*Aim of the exercise*:
From the entries below, copy every line holding the word "diagram".

— START —

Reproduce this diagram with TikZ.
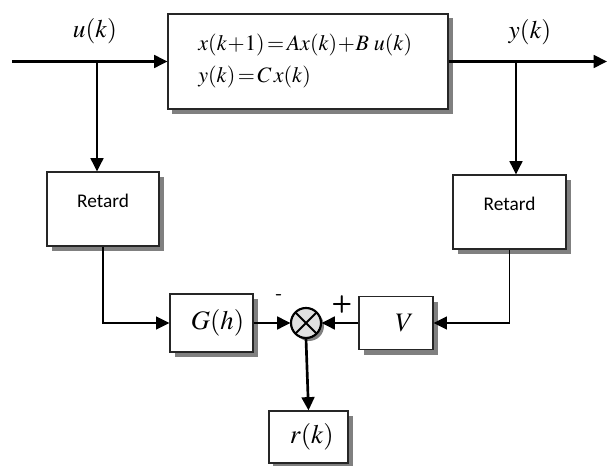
\documentclass[tikz,border=0pt]{standalone}
\usepackage{mathptmx}
\usetikzlibrary{arrows.meta}
\font\retfont="Carlito" at 14.5pt
\tikzset{
  blk/.style={draw=black!85, line width=0.8pt, fill=white, inner sep=0pt},
  shadowbox/.style={fill=gray, draw=none},
  wire/.style={line width=2pt, -{Triangle[length=10pt,width=9.5pt]}},
  thin wire/.style={line width=1.4pt, -{Triangle[length=10pt,width=9.5pt]}},
  lab/.style={font=\fontsize{19}{22}\selectfont},
  ret/.style={font=\retfont}
}
\begin{document}
\begin{tikzpicture}[x=0.75pt,y=-0.75pt]
\useasboundingbox (0,0) rectangle (608,466);
% shadows drawn first as plain rectangles
\fill[shadowbox] (172,18) rectangle (453,114);
\fill[shadowbox] (52,177) rectangle (164,251);
\fill[shadowbox] (458,180) rectangle (571,254);
\fill[shadowbox] (175,299) rectangle (258,357);
\fill[shadowbox] (364,302) rectangle (438,355);
\fill[shadowbox] (273,416) rectangle (353,466);
\fill[shadowbox] (309,326) circle[radius=15];
% main system box
\node[blk, minimum width=210pt, minimum height=71.25pt, align=left,
  font=\fontsize{16.5}{24}\selectfont] (main) at (308,61.5)
  {$x(k\!+\!1)\!=\!Ax(k)\!+\!B\;u(k)$\\ $y(k)\!=\!C\,x(k)$\hspace*{80pt}};
% delay boxes
\node[blk, ret, minimum width=84pt, minimum height=55.5pt] (retL) at (103,209)
  {\raisebox{12pt}{Retard}};
\node[blk, ret, minimum width=84.75pt, minimum height=55.5pt] (retR) at (509.5,212)
  {\raisebox{12pt}{Retard}};
% lower blocks
\node[blk, minimum width=62.25pt, minimum height=43.5pt, font=\fontsize{20}{24}\selectfont] (G) at (211.5,323)
  {\hspace*{9pt}$G(h)$};
\node[blk, circle, minimum size=22.5pt, fill=black!12] (sum) at (306,323) {};
\draw[line width=1.5pt] (sum.north west) -- (sum.south east) (sum.north east) -- (sum.south west);
\draw[line width=1.6pt] (sum) circle[radius=11.25pt];
\node[blk, minimum width=55.5pt, minimum height=39.75pt, font=\fontsize{20}{24}\selectfont] (V) at (396,323)
  {\hspace*{13pt}$V$};
\node[blk, minimum width=59.25pt, minimum height=39pt, font=\fontsize{20}{24}\selectfont] (r) at (308.5,437)
  {\hspace*{5pt}$r(k)$};
% signal labels
\node[lab] (ulab) at (95,31) {$u(k)$};
\node[lab] (ylab) at (530,32) {$y(k)$};
\node[font=\sffamily\bfseries\fontsize{14}{14}\selectfont] (minus) at (279,297) {-};
\node[font=\sffamily\bfseries\fontsize{18}{18}\selectfont] (plus) at (342,305) {+};
% coordinates
\coordinate (in) at (12,61.5);
\coordinate (out) at (607,61.5);
\coordinate (bu) at (97,61.5);
\coordinate (by) at (516,61.5);
% connectors
\draw[wire] (in) -- (main.west);
\draw[wire] (main.east) -- (out);
\draw[wire] (bu) -- (bu |- retL.north);
\draw[wire] (by) -- (by |- retR.north);
\draw[thin wire] (retL.south) |- (G.west);
\draw[wire] (G.east) -- (sum.west);
\draw[thin wire] (retR.south) |- (V.east);
\draw[wire] (V.west) -- (sum.east);
\draw[wire] (sum.south) -- (r.north);
\end{tikzpicture}
\end{document}
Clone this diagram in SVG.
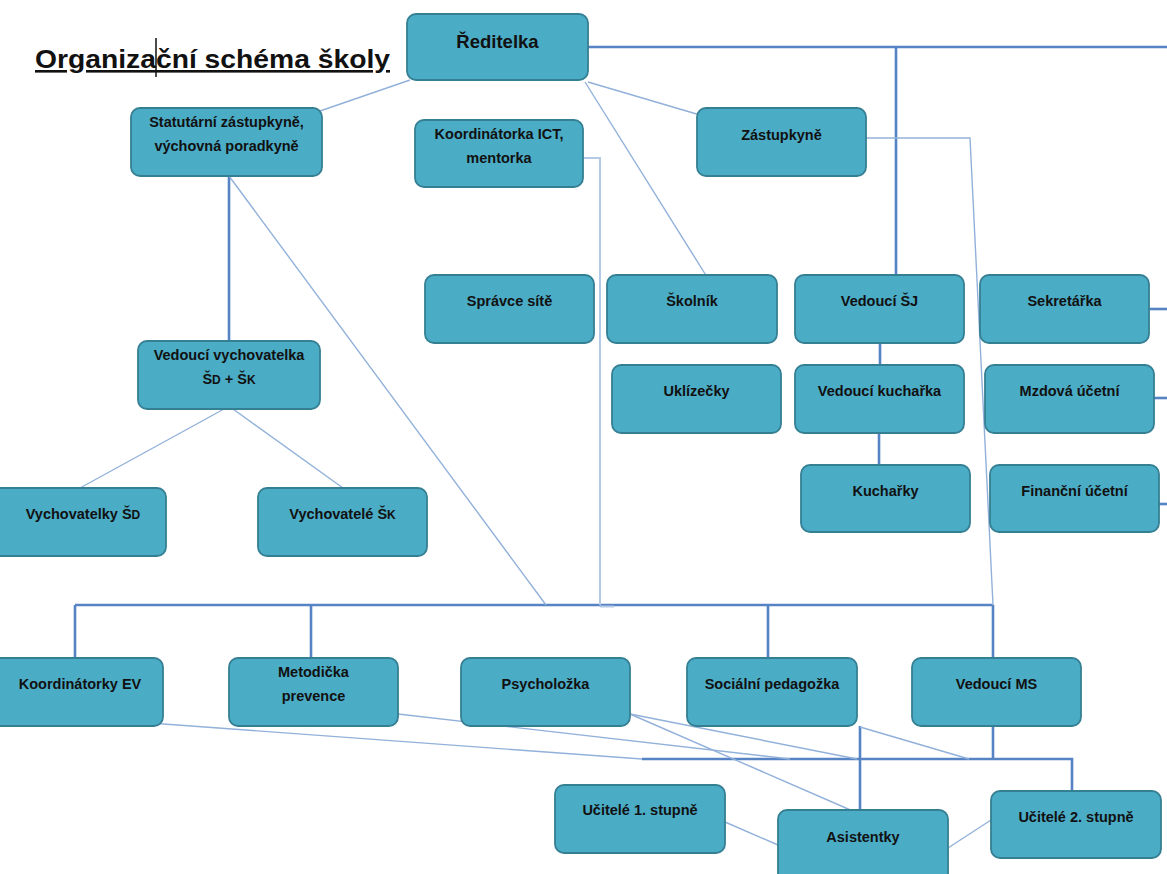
<svg xmlns="http://www.w3.org/2000/svg" width="1167" height="874" viewBox="0 0 1167 874">
  <style>
    .box { fill: #4BACC6; stroke: #357F93; stroke-width: 1.8; }
    .lbl { font-family: "Liberation Sans", Arial, sans-serif; font-weight: 700; font-size: 14.5px; fill: #111; text-anchor: middle; }
    .big { font-size: 18.5px; }
    .sc { font-size: 12px; }
    .main { fill: none; stroke: #5683C4; stroke-width: 2.6; }
    .sub { fill: none; stroke: #92B1DA; stroke-width: 1.4; }
    .pale { fill: none; stroke: #B4C9E6; stroke-width: 2; }
  </style>

  <rect width="1167" height="874" fill="#fff"/>

  <!-- title, with the text cursor standing inside the word -->
  <text x="35" y="68" font-family="'Liberation Sans', Arial, sans-serif" font-size="26" font-weight="700" fill="#111" text-decoration="underline" textLength="355" lengthAdjust="spacingAndGlyphs">Organizační schéma školy</text>
  <line x1="156" y1="38" x2="156" y2="77" stroke="#111" stroke-width="1.5"/>

  <!-- connectors -->
  <g id="connectors">
    <path class="main" d="M588 47 H1167"/>
    <path class="main" d="M896 47 V275"/>
    <path class="main" d="M880 343 V365"/>
    <path class="main" d="M879 433 V465"/>
    <path class="main" d="M1149 309 H1167"/>
    <path class="main" d="M1154 398 H1167"/>
    <path class="main" d="M1159 504 H1167"/>
    <path class="main" d="M229 176 V341"/>
    <path class="main" d="M75 605 H993"/>
    <path class="main" d="M75 605 V658"/>
    <path class="main" d="M311 605 V658"/>
    <path class="main" d="M768 605 V658"/>
    <path class="main" d="M993 605 V658"/>
    <path class="main" d="M993 726 V759"/>
    <path class="main" d="M642 759 H1072 V791"/>
    <path class="main" d="M860 726 V810"/>

    <path class="sub" d="M410 80 L320 111"/>
    <path class="sub" d="M588 82 L700 115"/>
    <path class="sub" d="M585 82 L707 277"/>
    <path class="sub" d="M229 176 L546 605"/>
    <path class="pale" d="M583 158 H600 V605"/>
    <path class="pale" d="M600 606.5 H614"/>
    <path class="sub" d="M866 138 H970 L993 605"/>
    <path class="sub" d="M224 409 L80 488"/>
    <path class="sub" d="M233 409 L343 488"/>
    <path class="sub" d="M150 723 L642 759"/>
    <path class="sub" d="M398 714 L790 759"/>
    <path class="sub" d="M630 714 L857 759"/>
    <path class="sub" d="M630 714 L855 812"/>
    <path class="sub" d="M860 727 L969 759"/>
    <path class="sub" d="M725 822 L778 845"/>
    <path class="sub" d="M948 848 L991 820"/>
  </g>

  <!-- nodes -->
  <g id="reditelka">
    <rect class="box" x="407" y="14" width="181" height="66" rx="9"/>
    <text class="lbl big" x="497.5" y="48">Ředitelka</text>
  </g>
  <g id="statutarni">
    <rect class="box" x="131" y="108" width="191" height="68" rx="9"/>
    <text class="lbl" x="226.5" y="127">Statutární zástupkyně,</text>
    <text class="lbl" x="226.5" y="151">výchovná poradkyně</text>
  </g>
  <g id="koordinatorka-ict">
    <rect class="box" x="415" y="120" width="168" height="67" rx="9"/>
    <text class="lbl" x="499" y="139">Koordinátorka ICT,</text>
    <text class="lbl" x="499" y="163">mentorka</text>
  </g>
  <g id="zastupkyne">
    <rect class="box" x="697" y="108" width="169" height="68" rx="9"/>
    <text class="lbl" x="781.5" y="140">Zástupkyně</text>
  </g>
  <g id="spravce-site">
    <rect class="box" x="425" y="275" width="169" height="68" rx="9"/>
    <text class="lbl" x="509.5" y="306">Správce sítě</text>
  </g>
  <g id="skolnik">
    <rect class="box" x="607" y="275" width="170" height="68" rx="9"/>
    <text class="lbl" x="692" y="306">Školník</text>
  </g>
  <g id="vedouci-sj">
    <rect class="box" x="795" y="275" width="169" height="68" rx="9"/>
    <text class="lbl" x="879.5" y="306">Vedoucí ŠJ</text>
  </g>
  <g id="sekretarka">
    <rect class="box" x="980" y="275" width="169" height="68" rx="9"/>
    <text class="lbl" x="1064.5" y="306">Sekretářka</text>
  </g>
  <g id="uklizecky">
    <rect class="box" x="612" y="365" width="169" height="68" rx="9"/>
    <text class="lbl" x="696.5" y="396">Uklízečky</text>
  </g>
  <g id="vedouci-kucharka">
    <rect class="box" x="795" y="365" width="169" height="68" rx="9"/>
    <text class="lbl" x="879.5" y="396">Vedoucí kuchařka</text>
  </g>
  <g id="mzdova-ucetni">
    <rect class="box" x="985" y="365" width="169" height="68" rx="9"/>
    <text class="lbl" x="1069.5" y="396">Mzdová účetní</text>
  </g>
  <g id="kucharky">
    <rect class="box" x="801" y="465" width="169" height="67" rx="9"/>
    <text class="lbl" x="885.5" y="496">Kuchařky</text>
  </g>
  <g id="financni-ucetni">
    <rect class="box" x="990" y="465" width="169" height="67" rx="9"/>
    <text class="lbl" x="1074.5" y="496">Finanční účetní</text>
  </g>
  <g id="vedouci-vychovatelka">
    <rect class="box" x="138" y="341" width="182" height="68" rx="9"/>
    <text class="lbl" x="229" y="360">Vedoucí vychovatelka</text>
    <text class="lbl" x="229" y="384">Š<tspan class="sc">D</tspan> + Š<tspan class="sc">K</tspan></text>
  </g>
  <g id="vychovatelky-sd">
    <rect class="box" x="-10" y="488" width="176" height="68" rx="9"/>
    <text class="lbl" x="83" y="519">Vychovatelky Š<tspan class="sc">D</tspan></text>
  </g>
  <g id="vychovatele-sk">
    <rect class="box" x="258" y="488" width="169" height="68" rx="9"/>
    <text class="lbl" x="342.5" y="519">Vychovatelé Š<tspan class="sc">K</tspan></text>
  </g>
  <g id="koordinatorky-ev">
    <rect class="box" x="-10" y="658" width="173" height="68" rx="9"/>
    <text class="lbl" x="80" y="689">Koordinátorky EV</text>
  </g>
  <g id="metodicka-prevence">
    <rect class="box" x="229" y="658" width="169" height="68" rx="9"/>
    <text class="lbl" x="313.5" y="677">Metodička</text>
    <text class="lbl" x="313.5" y="701">prevence</text>
  </g>
  <g id="psycholozka">
    <rect class="box" x="461" y="658" width="169" height="68" rx="9"/>
    <text class="lbl" x="545.5" y="689">Psycholožka</text>
  </g>
  <g id="socialni-pedagozka">
    <rect class="box" x="687" y="658" width="170" height="68" rx="9"/>
    <text class="lbl" x="772" y="689">Sociální pedagožka</text>
  </g>
  <g id="vedouci-ms">
    <rect class="box" x="912" y="658" width="169" height="68" rx="9"/>
    <text class="lbl" x="996.5" y="689">Vedoucí MS</text>
  </g>
  <g id="ucitele-1">
    <rect class="box" x="555" y="785" width="170" height="68" rx="9"/>
    <text class="lbl" x="640" y="815">Učitelé 1. stupně</text>
  </g>
  <g id="asistentky">
    <rect class="box" x="778" y="810" width="170" height="74" rx="9"/>
    <text class="lbl" x="863" y="842">Asistentky</text>
  </g>
  <g id="ucitele-2">
    <rect class="box" x="991" y="791" width="170" height="67" rx="9"/>
    <text class="lbl" x="1076" y="822">Učitelé 2. stupně</text>
  </g>
</svg>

— END —

*Task output*:
Reproduce this diagram with TikZ.
Clone this diagram in SVG.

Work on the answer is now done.